What I'll revisit before next class:
1.1 — Simple interest on $7,200 (2 marks)
Sample response.
I = P r n = 7,200 × 0.065 × 4 = $1,872.00.
Marking notes. 1 mark — correct substitution with r as 0.065 and n as 4. 1 mark — correct final answer with $ sign. A bare "$1,872" with no working scores 1/2; using r = 6.5 (not 0.065) typically gives $187,200 and scores 0/2.
1.2 — Find rate, find total (3 marks)
(a) Sample response. r = I / (P n) = 945 / (4,500 × 3.5) = 945 / 15,750 = 0.06 = 6% p.a.
(b) Sample response. Total = $4,500 + $945 = $5,445.00.
Marking notes. (a) 1 mark — correct rearrangement r = I/(Pn). 1 mark — correct percentage with units. (b) 1 mark — correct total (must be P + I, not just I).
1.3 — Car loan interpretation (4 marks)
(a) Sample response. I = 18,000 × 0.075 × 5 = $6,750.00.
(b) Sample response. Total paid = $450 × 60 = $27,000.00.
(c) Sample response. If interest were exactly $6,750 then total = $18,000 + $6,750 = $24,750 — but the borrower actually pays $27,000, which is $2,250 more. So the actual rate the lender is charging is higher than 7.5% p.a. simple interest (the extra $2,250 implies an effective rate closer to 10% p.a. simple interest).
Marking notes. (a) 1 mark — correct I. (b) 1 mark — correct total = M × n. (c) 2 marks — 1 for noting the gap ($2,250 more paid than the stated rate would imply), 1 for the conclusion that the actual rate is higher than 7.5%.
2.1 — Comparing three simple-interest offers (6 marks): sample Band-6 response with annotations
Sample Band-6 response.
(a) Offer A interest.
I_A = 20,000 × 0.054 × 4 = $4,320.00. [1 mark — correct simple interest on Offer A.]
(b) Offer B net interest.
Gross interest = 20,000 × 0.062 × 4 = $4,960.00. [1 mark — correct gross interest.]
Net interest = $4,960 − $300 = $4,660.00. [1 mark — correctly subtracts the $300 fee.]
(c) Offer C equivalent rate.
r = I / (P n) = 4,800 / (20,000 × 4) = 4,800 / 80,000 = 0.06 = 6.0% p.a. [1 mark — correct equivalent rate.]

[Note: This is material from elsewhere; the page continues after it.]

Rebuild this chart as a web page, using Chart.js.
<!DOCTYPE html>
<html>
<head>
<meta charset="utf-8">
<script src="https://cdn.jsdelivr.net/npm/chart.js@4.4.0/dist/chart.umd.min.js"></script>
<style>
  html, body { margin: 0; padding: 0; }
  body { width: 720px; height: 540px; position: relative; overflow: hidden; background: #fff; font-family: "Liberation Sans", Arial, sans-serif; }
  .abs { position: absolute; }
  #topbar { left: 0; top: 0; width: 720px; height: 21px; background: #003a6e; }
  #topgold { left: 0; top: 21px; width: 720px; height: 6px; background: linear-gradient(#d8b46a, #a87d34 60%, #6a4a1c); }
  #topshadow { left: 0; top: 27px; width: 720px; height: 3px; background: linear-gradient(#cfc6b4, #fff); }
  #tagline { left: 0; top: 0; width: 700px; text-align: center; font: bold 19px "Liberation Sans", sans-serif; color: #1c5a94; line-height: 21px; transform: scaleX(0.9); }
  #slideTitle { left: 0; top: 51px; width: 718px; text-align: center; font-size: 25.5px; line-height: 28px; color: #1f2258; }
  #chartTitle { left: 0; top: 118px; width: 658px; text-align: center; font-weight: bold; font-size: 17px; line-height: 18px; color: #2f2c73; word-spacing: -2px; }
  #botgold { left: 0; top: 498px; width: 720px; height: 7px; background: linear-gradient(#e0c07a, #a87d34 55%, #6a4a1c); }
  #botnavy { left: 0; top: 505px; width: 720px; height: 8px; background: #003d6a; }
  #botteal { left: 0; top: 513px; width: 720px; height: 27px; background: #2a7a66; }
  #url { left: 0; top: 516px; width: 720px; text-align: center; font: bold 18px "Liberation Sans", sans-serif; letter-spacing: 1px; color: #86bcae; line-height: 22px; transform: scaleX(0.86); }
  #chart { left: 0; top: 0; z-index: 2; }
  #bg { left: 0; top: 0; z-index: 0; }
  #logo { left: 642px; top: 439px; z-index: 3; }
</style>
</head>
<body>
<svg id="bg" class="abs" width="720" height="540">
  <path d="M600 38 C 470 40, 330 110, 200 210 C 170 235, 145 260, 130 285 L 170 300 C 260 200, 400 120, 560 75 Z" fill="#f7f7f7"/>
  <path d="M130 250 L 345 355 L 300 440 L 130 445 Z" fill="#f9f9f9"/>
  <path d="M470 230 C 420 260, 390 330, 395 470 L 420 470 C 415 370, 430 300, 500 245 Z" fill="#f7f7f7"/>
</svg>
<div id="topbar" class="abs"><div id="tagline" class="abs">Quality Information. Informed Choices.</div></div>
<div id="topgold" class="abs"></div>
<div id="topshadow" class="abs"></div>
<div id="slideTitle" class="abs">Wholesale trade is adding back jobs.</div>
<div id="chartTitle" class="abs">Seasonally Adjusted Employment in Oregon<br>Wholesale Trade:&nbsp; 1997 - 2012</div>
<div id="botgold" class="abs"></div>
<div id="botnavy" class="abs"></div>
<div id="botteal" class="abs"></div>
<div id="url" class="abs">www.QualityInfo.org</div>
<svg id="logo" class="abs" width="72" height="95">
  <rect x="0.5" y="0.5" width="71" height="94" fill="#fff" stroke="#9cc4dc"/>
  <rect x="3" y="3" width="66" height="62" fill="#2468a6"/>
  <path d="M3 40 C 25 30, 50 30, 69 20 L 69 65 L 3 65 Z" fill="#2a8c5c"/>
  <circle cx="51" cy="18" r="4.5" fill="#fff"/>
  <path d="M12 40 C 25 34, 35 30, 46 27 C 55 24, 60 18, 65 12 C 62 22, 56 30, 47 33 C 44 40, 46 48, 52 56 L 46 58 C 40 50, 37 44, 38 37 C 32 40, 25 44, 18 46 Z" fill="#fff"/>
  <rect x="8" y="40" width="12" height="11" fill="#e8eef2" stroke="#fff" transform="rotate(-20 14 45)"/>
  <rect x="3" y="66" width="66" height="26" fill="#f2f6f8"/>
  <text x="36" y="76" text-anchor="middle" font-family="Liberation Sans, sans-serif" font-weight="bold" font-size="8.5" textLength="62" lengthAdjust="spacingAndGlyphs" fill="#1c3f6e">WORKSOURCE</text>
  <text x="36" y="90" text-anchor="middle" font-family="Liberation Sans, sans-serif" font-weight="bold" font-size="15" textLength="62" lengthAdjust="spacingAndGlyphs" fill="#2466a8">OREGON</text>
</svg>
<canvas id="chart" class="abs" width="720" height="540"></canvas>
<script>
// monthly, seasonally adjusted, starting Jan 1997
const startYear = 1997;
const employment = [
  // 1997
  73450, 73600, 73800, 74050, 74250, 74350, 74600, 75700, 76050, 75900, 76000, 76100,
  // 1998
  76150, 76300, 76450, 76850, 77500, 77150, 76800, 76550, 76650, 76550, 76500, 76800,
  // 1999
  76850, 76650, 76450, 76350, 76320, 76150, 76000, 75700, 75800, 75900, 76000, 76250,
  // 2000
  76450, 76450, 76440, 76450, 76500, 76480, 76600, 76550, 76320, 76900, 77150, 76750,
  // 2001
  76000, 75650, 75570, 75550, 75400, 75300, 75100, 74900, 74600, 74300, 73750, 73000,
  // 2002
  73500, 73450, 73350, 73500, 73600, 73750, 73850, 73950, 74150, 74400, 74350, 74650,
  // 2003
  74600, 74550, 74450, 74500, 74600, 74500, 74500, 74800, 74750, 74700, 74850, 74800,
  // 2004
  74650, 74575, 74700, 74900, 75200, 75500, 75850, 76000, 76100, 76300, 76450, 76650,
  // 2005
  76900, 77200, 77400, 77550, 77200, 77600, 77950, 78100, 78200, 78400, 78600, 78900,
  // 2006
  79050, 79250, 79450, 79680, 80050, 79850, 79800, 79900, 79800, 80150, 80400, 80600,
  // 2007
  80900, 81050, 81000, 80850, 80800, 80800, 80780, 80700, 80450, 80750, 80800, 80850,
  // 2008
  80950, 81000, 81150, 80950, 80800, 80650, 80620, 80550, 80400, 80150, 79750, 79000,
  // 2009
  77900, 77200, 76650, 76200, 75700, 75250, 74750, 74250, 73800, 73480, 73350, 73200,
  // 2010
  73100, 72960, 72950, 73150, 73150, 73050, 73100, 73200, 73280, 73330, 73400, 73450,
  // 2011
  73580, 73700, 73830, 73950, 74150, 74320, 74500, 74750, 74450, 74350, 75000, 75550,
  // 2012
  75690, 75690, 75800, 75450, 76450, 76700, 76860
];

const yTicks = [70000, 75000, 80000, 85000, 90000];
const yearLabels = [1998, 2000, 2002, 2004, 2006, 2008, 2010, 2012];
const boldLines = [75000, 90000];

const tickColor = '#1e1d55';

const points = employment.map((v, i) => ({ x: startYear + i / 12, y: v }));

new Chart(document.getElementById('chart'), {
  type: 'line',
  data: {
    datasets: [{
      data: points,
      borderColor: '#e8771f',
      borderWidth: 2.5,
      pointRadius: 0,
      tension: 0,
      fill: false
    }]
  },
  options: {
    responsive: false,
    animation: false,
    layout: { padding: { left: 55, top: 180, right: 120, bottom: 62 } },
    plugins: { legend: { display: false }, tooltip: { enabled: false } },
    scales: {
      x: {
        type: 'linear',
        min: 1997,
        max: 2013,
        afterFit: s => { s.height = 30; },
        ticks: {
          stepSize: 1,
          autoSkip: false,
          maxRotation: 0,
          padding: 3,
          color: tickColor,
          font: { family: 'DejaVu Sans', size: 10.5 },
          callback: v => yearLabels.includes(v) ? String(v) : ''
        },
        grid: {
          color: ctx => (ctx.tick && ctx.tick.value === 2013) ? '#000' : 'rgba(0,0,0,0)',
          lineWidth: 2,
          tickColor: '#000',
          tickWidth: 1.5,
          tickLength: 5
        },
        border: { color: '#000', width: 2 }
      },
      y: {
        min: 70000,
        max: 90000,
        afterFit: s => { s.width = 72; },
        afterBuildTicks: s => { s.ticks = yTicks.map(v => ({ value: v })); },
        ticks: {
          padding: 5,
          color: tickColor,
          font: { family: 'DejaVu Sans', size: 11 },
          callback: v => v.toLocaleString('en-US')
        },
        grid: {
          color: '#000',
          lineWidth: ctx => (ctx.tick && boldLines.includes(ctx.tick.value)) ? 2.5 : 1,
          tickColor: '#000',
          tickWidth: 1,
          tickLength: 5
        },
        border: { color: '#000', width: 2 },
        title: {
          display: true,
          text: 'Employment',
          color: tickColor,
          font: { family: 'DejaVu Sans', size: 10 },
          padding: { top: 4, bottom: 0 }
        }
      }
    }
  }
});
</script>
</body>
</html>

(d) Comparison and recommendation.
Net interest: A = $4,320, B = $4,660, C = $4,800. [1 mark — all three figures compared on the same "net interest after 4 years" basis.]
Conclusion: Jaylan should take Offer C, which yields the highest net interest of $4,800 over 4 years — $140 more than Offer B and $480 more than Offer A, with no fees. [1 mark — clear recommendation sentence naming the chosen offer and the dollar reason.]
Total: 6/6.
Band descriptors for marker.
Band 3: Calculates Offer A correctly, calculates Offer B gross interest but forgets the $300 fee, no equivalent rate for C. ≈ 2-3 marks.
Band 4: Three offers calculated correctly (including the fee on B and equivalent rate on C), but no comparison sentence — answer ends with three separate numbers. ≈ 4 marks.
Band 5: Full numerical solution with comparison of the three figures, but the conclusion is bare numbers without naming the chosen offer or the dollar gap. ≈ 5 marks.
Band 6: Complete: three correct calculations, explicit comparison on the same basis, AND a clear conclusion sentence that names Offer C and the size of the gain. 6/6.